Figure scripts
+++

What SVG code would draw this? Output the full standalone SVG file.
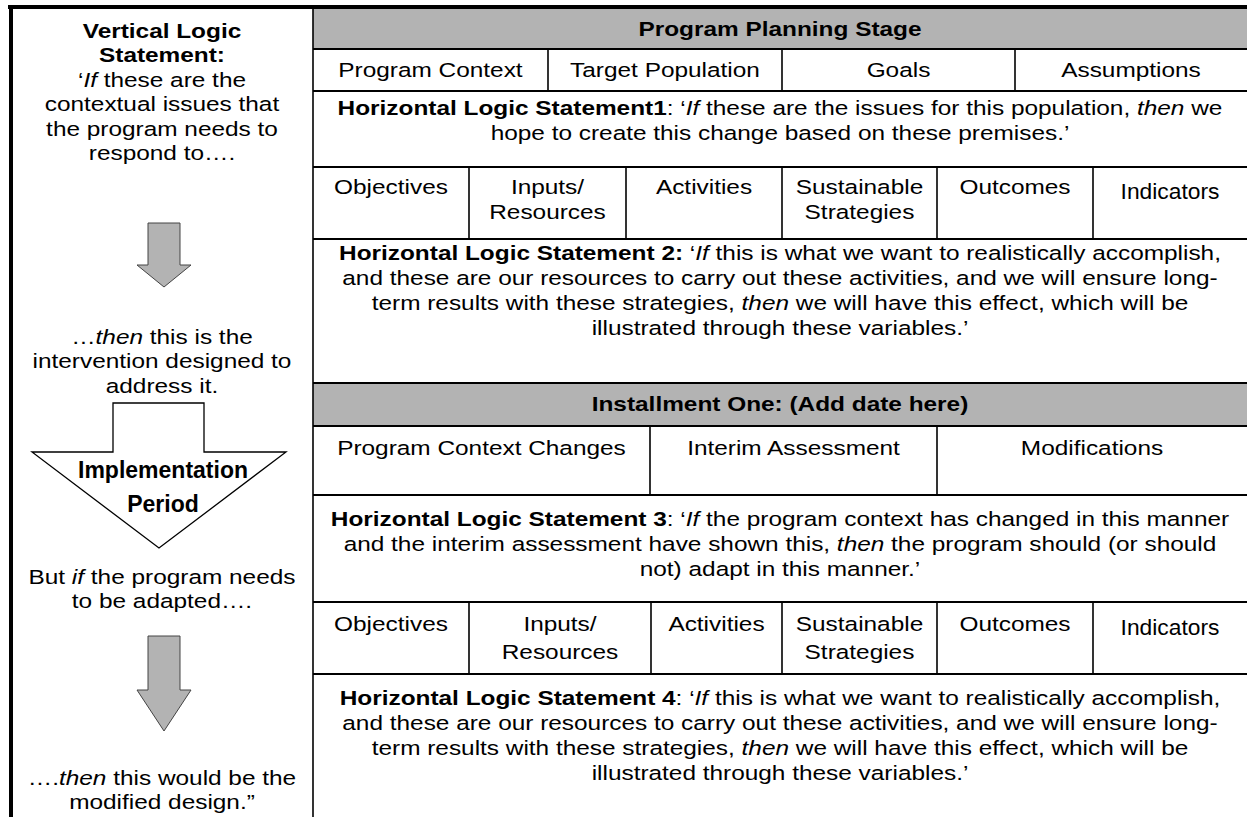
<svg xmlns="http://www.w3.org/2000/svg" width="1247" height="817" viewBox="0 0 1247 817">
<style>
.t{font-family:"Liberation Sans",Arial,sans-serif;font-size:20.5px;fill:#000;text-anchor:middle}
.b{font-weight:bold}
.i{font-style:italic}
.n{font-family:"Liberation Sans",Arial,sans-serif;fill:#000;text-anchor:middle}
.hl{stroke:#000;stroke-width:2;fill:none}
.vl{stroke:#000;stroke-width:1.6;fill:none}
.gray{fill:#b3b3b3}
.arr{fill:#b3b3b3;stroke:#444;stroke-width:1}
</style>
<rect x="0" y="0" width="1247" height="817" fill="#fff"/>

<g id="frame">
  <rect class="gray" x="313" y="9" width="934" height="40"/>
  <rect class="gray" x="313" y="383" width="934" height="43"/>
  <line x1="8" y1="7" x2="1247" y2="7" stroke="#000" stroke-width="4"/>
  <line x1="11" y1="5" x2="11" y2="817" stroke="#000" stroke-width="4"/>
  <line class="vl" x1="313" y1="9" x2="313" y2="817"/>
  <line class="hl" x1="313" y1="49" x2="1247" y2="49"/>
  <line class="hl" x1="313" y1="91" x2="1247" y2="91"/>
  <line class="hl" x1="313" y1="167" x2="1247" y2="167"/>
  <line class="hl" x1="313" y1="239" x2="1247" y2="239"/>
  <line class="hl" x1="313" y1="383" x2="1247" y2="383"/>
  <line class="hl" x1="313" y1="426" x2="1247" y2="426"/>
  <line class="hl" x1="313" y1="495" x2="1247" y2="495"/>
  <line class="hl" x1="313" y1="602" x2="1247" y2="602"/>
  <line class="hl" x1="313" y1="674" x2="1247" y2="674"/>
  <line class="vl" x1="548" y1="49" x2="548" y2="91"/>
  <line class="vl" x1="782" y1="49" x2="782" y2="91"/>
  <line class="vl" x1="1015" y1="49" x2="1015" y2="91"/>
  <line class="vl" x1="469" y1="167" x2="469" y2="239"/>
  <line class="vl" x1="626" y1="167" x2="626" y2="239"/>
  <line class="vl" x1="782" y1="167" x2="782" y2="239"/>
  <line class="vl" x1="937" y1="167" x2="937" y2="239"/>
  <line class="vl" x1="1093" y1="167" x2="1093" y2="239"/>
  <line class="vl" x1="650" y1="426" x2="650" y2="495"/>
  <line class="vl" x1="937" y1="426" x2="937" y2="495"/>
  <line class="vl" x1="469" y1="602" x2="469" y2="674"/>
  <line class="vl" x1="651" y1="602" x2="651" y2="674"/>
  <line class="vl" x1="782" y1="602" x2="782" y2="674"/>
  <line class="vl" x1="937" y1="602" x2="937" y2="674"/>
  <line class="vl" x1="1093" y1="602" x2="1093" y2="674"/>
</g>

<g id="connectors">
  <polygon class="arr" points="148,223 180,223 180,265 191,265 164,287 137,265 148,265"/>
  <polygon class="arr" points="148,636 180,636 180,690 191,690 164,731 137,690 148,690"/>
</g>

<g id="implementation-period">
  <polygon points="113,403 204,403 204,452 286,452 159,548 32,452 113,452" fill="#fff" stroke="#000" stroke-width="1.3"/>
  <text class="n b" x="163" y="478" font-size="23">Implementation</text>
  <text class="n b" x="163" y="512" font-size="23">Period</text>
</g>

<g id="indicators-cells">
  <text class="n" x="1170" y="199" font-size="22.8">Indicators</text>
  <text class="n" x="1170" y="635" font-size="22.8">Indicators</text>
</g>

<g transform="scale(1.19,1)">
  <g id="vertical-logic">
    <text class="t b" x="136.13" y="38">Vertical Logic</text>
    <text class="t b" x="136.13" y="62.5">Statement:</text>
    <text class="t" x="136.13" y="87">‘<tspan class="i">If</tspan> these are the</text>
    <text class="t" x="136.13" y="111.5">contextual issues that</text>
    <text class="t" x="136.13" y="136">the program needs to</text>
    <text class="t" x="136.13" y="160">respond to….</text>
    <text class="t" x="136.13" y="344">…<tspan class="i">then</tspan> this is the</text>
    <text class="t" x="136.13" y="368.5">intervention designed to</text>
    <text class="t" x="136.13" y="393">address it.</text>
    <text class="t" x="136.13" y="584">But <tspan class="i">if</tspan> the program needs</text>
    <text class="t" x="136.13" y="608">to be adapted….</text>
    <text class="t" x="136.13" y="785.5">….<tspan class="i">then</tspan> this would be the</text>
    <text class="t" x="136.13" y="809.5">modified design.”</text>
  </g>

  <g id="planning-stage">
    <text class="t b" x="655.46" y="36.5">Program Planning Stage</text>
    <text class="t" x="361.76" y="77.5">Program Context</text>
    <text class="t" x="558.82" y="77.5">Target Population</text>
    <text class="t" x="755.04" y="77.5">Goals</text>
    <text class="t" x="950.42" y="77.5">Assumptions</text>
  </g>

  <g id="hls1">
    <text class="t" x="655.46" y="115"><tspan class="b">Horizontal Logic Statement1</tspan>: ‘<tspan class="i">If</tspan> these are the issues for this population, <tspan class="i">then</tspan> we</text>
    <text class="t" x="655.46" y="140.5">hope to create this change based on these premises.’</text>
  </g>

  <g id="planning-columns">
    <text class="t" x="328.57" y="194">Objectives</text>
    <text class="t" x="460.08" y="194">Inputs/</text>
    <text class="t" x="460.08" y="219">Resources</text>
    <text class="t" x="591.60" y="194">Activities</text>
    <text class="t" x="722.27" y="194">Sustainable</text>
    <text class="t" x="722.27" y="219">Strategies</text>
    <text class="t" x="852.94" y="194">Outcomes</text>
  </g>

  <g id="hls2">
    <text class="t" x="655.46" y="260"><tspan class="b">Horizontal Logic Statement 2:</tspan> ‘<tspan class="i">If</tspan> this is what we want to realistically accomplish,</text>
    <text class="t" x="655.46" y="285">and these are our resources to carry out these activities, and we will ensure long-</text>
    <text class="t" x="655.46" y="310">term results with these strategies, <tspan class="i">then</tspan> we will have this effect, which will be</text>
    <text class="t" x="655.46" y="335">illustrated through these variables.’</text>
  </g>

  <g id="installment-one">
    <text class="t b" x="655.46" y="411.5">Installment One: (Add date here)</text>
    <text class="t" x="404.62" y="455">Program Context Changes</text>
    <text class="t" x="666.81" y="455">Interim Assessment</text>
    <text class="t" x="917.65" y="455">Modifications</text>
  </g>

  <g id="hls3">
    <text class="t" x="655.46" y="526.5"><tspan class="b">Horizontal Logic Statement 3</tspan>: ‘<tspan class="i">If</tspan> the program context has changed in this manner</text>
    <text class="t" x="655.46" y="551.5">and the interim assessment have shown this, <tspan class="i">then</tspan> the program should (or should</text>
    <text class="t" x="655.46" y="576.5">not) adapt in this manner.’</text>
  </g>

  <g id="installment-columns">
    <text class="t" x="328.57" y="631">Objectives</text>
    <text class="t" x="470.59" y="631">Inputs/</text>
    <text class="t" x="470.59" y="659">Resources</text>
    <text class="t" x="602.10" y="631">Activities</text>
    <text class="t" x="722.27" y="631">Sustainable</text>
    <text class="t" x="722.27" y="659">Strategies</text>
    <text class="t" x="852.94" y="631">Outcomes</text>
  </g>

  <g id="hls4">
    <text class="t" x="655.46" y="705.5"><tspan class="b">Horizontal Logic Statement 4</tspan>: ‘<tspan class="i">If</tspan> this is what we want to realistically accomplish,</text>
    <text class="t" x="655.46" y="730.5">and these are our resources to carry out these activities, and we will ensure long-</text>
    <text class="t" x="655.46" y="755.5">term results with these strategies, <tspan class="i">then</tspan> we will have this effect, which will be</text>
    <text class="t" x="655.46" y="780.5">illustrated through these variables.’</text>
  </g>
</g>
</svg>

+++

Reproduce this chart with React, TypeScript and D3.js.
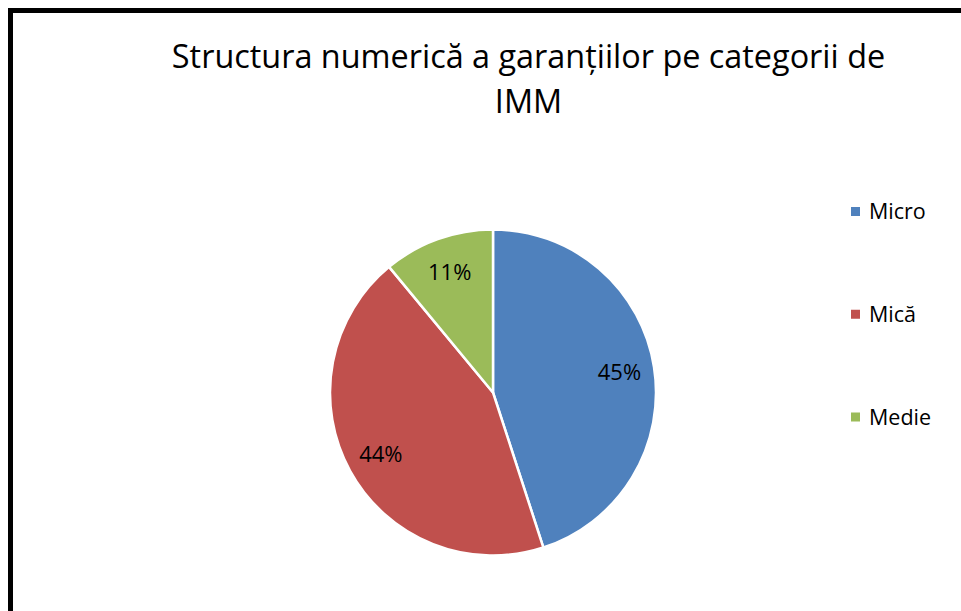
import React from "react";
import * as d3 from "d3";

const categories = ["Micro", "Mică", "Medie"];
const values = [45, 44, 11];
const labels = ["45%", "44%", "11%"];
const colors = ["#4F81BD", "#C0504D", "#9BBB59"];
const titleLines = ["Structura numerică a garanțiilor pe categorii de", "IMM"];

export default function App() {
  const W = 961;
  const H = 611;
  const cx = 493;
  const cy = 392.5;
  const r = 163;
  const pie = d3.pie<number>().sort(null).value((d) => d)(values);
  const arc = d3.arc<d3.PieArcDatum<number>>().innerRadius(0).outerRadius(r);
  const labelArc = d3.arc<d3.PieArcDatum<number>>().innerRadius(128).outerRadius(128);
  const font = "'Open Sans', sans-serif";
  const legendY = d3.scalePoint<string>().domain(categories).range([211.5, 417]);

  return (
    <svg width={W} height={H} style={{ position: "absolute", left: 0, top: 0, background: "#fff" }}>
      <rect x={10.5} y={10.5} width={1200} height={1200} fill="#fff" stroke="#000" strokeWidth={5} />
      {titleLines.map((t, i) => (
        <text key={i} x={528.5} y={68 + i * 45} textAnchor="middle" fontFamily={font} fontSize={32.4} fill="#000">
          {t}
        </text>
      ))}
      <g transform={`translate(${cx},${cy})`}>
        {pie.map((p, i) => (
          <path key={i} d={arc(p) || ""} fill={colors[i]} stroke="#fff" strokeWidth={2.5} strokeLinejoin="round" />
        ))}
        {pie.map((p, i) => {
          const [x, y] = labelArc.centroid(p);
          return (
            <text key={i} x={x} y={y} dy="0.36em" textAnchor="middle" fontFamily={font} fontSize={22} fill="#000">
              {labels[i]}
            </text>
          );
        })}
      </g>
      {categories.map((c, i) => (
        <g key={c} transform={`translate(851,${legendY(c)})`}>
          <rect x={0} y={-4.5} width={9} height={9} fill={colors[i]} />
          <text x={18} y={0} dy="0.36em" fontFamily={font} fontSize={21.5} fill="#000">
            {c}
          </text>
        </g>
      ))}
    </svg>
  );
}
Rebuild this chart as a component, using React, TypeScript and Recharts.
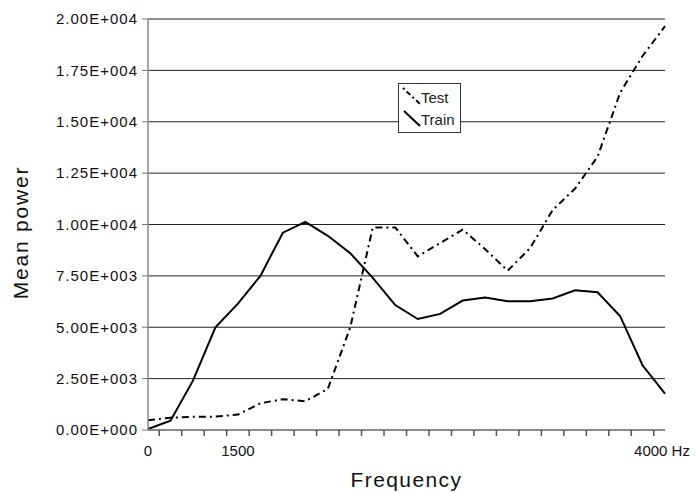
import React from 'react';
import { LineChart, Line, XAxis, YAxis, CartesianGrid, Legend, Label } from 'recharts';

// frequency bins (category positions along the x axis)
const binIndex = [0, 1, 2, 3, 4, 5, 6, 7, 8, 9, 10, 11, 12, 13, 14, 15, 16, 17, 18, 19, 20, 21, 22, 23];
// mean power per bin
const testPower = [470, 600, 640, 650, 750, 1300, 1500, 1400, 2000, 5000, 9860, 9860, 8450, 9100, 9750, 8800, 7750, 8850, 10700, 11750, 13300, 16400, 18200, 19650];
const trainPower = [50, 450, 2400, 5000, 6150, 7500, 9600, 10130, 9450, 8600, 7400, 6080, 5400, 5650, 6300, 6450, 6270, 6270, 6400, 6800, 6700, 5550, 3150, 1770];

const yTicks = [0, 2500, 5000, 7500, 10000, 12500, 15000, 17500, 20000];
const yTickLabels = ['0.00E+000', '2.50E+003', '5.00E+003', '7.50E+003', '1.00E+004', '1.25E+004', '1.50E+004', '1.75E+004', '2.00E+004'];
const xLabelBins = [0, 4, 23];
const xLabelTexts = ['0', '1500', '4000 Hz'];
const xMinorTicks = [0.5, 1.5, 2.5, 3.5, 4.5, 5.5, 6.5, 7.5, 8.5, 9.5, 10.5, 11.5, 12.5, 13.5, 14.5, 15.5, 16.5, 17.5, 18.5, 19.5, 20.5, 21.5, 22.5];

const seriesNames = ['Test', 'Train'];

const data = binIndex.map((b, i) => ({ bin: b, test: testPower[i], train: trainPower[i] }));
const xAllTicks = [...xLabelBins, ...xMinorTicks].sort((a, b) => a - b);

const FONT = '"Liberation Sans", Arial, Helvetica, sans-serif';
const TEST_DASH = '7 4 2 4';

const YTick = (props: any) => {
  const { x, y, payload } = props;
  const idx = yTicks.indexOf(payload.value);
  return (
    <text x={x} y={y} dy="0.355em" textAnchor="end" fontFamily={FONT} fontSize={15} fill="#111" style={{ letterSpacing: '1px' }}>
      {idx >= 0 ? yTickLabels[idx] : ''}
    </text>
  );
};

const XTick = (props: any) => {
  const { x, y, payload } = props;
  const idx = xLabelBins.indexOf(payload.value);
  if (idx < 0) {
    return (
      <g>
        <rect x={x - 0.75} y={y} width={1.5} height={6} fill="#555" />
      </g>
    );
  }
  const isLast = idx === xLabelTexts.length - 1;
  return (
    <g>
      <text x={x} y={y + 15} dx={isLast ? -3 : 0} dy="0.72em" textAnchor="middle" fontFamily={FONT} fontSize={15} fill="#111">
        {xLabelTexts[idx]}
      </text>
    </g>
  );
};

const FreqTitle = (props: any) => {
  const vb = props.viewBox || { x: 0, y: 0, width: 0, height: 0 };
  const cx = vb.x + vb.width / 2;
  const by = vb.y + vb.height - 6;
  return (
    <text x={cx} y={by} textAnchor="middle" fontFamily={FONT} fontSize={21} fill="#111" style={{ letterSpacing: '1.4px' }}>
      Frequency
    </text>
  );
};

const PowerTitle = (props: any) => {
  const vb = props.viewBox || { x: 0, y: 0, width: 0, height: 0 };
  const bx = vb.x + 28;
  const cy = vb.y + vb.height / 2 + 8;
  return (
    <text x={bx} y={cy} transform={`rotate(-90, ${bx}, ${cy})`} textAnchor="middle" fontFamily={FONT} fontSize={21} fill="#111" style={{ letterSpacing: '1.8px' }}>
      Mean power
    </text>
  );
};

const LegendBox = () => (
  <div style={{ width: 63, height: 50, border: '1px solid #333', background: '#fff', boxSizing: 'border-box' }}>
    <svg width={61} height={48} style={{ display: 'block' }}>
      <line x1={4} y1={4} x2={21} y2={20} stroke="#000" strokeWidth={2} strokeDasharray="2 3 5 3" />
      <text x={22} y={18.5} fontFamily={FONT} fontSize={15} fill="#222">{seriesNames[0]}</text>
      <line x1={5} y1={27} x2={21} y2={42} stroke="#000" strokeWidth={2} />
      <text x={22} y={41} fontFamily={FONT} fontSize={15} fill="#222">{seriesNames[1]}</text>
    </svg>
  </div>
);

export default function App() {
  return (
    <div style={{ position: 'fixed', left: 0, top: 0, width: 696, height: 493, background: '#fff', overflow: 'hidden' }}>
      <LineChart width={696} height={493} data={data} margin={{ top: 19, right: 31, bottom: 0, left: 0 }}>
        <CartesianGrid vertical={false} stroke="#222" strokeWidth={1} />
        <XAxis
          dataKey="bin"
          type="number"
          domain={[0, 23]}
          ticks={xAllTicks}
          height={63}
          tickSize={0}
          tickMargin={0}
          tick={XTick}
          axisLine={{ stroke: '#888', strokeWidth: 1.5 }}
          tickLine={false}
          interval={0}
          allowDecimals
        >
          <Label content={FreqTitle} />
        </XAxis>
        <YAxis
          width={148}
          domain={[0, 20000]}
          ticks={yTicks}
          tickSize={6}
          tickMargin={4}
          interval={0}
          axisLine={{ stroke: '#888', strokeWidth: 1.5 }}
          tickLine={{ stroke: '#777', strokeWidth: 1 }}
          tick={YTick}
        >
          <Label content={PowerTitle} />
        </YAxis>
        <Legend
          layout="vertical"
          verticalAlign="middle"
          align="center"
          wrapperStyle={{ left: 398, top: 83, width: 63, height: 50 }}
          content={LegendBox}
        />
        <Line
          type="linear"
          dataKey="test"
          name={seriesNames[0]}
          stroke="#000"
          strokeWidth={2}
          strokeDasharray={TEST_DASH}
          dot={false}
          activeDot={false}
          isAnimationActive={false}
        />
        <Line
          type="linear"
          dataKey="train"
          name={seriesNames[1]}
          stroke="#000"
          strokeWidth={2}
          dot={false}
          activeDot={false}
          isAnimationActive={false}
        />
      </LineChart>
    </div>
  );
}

+++

Problem description
Set down exactly the lines above, from the line containing "Reproduce this chart" through the line containing "import * as". Skip the pictures.

Exercise output
Reproduce this chart with React, TypeScript and D3.js.
import React from "react";
import * as d3 from "d3";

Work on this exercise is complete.